## SHORT EXERCISE
Set down word for word the lines running from the line with "Convert this chart" to the line with "const LEGEND_FONT_SIZE = 21;", ends included. Skip every picture.

%%

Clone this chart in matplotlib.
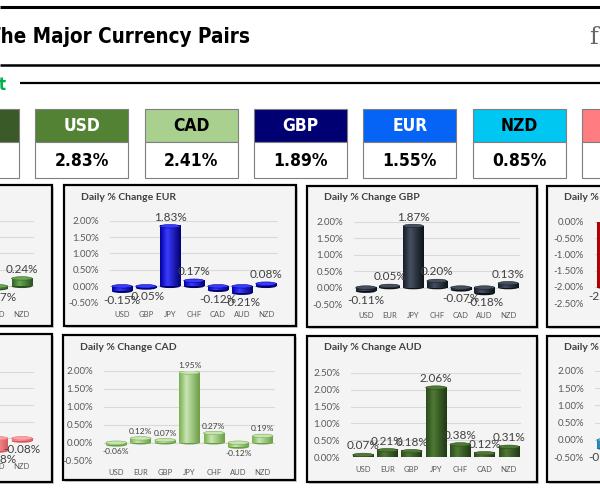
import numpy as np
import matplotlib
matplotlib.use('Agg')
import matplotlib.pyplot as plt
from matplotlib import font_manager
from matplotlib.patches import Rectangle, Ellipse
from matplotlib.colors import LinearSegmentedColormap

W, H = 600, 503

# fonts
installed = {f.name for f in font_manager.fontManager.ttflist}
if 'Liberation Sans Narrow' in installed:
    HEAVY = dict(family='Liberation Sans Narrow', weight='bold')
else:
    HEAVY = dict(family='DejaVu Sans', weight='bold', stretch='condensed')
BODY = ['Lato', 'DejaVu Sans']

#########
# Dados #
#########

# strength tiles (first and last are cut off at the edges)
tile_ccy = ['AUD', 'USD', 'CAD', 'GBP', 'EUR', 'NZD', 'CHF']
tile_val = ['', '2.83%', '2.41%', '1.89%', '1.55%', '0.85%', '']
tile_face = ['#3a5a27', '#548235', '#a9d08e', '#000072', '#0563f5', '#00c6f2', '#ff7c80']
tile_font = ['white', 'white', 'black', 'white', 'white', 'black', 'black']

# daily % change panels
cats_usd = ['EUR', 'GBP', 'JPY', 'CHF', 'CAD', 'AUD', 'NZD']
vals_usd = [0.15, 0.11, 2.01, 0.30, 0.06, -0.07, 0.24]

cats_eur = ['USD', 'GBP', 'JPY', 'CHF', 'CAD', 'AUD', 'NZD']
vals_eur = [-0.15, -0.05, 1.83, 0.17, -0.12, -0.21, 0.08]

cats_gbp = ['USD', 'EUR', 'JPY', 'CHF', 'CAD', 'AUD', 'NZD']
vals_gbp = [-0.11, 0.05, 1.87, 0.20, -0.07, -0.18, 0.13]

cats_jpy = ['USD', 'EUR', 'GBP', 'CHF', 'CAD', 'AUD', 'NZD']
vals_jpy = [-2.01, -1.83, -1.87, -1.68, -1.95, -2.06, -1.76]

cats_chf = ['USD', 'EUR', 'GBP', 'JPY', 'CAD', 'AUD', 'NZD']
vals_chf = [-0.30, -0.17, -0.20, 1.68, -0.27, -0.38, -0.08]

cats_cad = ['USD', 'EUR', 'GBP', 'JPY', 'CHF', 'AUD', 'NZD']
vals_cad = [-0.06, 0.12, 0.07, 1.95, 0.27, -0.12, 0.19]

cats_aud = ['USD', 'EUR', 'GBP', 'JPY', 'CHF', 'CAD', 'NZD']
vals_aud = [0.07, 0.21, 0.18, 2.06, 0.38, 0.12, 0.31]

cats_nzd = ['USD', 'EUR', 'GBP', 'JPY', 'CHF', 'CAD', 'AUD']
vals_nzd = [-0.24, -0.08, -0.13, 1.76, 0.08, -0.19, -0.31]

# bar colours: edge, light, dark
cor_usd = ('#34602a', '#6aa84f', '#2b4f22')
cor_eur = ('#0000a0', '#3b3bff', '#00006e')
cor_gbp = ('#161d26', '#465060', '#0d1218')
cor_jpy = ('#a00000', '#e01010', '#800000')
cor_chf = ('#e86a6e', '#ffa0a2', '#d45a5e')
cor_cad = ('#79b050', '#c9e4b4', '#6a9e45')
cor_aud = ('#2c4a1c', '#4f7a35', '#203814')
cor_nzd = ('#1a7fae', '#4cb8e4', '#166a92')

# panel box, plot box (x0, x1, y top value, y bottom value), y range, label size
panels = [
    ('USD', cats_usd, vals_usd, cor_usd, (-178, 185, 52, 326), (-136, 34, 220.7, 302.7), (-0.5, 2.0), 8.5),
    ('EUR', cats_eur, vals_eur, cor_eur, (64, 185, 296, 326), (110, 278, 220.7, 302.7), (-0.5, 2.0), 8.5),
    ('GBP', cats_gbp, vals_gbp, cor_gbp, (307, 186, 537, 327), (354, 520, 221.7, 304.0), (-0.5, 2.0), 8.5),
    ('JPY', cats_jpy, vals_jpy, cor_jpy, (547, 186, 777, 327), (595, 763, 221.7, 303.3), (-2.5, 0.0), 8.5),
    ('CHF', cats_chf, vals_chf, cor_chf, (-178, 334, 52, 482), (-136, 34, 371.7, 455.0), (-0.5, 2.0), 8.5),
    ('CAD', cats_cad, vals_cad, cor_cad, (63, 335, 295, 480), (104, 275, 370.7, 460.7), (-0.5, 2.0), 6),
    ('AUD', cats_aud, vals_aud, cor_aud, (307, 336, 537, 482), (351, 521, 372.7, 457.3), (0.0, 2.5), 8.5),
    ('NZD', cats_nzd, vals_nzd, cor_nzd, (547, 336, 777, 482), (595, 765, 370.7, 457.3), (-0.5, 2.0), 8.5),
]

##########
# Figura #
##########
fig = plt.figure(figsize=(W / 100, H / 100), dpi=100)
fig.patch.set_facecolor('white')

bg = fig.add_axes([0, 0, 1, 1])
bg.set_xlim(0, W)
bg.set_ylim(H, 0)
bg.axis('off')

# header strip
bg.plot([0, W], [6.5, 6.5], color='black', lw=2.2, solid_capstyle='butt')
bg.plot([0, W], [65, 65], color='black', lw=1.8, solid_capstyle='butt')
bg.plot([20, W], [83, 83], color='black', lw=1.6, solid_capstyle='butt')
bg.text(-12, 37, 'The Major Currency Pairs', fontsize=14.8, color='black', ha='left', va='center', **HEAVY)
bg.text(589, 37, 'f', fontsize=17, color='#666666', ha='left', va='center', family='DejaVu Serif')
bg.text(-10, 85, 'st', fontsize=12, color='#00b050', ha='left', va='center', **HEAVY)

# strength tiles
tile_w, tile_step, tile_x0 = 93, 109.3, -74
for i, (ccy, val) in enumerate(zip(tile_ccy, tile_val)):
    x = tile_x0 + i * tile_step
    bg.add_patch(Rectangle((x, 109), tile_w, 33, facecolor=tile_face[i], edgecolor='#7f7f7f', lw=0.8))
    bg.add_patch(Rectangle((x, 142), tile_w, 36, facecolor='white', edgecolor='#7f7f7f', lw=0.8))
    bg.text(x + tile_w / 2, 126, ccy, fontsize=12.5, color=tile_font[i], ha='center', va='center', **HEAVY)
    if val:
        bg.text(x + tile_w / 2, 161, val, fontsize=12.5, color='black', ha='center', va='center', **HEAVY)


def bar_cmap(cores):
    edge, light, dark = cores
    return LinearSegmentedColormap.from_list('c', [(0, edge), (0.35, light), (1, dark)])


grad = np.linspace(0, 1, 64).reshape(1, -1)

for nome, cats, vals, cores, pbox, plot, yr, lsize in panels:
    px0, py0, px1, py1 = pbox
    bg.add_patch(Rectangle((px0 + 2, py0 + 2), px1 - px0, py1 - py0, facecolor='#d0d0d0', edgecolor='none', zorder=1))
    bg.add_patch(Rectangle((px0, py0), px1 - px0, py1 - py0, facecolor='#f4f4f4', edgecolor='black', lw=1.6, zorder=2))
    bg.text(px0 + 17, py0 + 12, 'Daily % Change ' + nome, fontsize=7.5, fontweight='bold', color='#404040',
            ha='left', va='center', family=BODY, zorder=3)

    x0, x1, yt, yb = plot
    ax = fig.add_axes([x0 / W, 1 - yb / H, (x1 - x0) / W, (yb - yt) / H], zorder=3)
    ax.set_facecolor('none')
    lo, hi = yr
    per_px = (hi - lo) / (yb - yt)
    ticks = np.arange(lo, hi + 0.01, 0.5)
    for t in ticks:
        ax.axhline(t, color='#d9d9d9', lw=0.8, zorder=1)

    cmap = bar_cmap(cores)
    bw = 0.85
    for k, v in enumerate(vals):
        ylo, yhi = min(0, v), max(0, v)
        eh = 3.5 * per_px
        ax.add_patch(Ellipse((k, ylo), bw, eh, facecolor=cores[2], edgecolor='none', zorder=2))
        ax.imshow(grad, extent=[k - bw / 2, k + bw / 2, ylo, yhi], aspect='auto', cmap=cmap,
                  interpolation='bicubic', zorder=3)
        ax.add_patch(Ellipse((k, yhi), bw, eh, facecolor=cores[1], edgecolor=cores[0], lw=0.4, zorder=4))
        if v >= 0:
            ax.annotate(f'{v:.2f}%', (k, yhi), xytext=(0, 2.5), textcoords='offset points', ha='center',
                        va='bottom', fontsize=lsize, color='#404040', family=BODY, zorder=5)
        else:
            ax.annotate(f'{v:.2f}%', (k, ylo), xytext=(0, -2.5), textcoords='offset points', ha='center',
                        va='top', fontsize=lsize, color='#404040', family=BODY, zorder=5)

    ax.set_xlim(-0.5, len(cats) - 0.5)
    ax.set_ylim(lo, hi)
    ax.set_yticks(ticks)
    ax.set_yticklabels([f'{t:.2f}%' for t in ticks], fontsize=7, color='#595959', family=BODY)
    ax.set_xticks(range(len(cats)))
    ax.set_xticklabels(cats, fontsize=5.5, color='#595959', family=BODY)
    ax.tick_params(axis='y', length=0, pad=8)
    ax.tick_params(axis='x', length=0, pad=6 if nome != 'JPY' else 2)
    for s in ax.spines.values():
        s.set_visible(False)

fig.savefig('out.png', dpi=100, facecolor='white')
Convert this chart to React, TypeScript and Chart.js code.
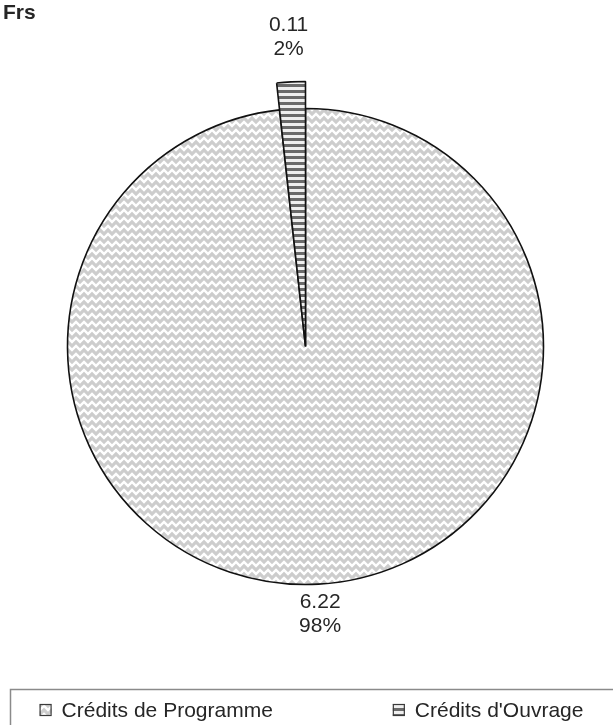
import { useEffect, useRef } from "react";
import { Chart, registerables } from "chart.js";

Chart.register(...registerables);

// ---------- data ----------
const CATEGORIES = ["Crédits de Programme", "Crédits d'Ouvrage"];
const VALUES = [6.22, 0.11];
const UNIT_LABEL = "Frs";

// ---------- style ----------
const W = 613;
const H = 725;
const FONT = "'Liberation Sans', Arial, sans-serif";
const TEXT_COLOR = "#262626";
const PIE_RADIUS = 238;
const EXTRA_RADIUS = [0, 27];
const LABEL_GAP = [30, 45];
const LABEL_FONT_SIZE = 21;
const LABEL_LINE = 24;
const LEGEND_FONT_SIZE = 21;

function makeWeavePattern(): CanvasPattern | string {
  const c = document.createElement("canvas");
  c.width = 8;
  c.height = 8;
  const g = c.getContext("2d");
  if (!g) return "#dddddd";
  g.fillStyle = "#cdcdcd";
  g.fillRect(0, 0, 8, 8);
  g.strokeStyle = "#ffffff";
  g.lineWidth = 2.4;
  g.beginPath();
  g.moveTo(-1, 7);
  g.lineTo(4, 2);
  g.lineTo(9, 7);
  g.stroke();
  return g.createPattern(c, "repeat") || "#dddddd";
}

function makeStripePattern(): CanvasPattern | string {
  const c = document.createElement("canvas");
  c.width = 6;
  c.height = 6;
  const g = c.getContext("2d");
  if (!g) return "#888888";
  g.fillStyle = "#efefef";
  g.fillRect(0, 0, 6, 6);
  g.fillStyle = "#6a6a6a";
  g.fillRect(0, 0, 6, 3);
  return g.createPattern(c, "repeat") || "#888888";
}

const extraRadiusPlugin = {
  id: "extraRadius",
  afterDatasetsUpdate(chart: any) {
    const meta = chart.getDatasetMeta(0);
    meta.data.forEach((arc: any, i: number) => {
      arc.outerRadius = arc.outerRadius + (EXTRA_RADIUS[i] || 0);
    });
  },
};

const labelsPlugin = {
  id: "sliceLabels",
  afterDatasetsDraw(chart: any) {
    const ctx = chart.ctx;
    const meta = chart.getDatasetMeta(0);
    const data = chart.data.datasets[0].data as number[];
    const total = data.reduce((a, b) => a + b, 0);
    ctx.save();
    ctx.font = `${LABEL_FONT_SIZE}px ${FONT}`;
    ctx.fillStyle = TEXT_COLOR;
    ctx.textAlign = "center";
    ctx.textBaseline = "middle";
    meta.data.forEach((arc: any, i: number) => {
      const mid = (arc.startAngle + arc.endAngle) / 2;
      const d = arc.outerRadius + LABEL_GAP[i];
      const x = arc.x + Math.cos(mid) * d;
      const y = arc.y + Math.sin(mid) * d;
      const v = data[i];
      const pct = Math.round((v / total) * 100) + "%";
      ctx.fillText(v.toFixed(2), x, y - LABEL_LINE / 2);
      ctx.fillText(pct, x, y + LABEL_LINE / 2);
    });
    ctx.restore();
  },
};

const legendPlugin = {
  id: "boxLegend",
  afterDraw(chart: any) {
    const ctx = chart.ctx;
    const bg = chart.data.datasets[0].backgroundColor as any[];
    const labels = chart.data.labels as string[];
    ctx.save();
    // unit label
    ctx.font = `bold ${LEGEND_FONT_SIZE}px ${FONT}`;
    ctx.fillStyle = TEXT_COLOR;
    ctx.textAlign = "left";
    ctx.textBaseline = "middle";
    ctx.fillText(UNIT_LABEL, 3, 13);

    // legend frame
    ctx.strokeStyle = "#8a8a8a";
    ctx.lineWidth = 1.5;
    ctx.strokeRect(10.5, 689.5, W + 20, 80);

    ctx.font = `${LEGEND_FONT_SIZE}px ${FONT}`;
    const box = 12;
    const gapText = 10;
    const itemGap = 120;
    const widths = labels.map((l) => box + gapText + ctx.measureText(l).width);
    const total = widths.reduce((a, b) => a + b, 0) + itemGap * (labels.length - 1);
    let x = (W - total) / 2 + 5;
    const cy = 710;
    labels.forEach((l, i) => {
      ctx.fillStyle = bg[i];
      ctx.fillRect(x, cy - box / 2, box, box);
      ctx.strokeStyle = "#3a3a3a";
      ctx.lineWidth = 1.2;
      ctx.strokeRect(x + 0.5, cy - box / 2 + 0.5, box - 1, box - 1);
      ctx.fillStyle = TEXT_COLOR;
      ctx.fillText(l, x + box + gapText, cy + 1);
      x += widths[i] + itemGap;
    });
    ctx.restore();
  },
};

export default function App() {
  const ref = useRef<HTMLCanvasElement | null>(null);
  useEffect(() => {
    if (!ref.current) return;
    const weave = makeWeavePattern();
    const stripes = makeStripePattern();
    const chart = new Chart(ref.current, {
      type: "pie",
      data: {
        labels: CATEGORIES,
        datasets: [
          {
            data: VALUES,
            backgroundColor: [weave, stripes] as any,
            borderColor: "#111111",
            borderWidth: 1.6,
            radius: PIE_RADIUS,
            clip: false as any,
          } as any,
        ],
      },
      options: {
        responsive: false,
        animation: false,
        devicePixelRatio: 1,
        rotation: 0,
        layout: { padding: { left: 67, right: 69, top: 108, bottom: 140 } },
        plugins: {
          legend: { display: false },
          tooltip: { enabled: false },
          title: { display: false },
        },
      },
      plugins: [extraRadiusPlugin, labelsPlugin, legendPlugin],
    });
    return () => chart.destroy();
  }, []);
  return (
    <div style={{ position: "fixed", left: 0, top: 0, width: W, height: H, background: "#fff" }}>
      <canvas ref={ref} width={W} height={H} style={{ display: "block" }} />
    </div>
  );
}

%%

## ANSWER TO THE EXERCISE
Convert this chart to React, TypeScript and Chart.js code.
import { useEffect, useRef } from "react";
import { Chart, registerables } from "chart.js";

Chart.register(...registerables);

// ---------- data ----------
const CATEGORIES = ["Crédits de Programme", "Crédits d'Ouvrage"];
const VALUES = [6.22, 0.11];
const UNIT_LABEL = "Frs";

// ---------- style ----------
const W = 613;
const H = 725;
const FONT = "'Liberation Sans', Arial, sans-serif";
const TEXT_COLOR = "#262626";
const PIE_RADIUS = 238;
const EXTRA_RADIUS = [0, 27];
const LABEL_GAP = [30, 45];
const LABEL_FONT_SIZE = 21;
const LABEL_LINE = 24;
const LEGEND_FONT_SIZE = 21;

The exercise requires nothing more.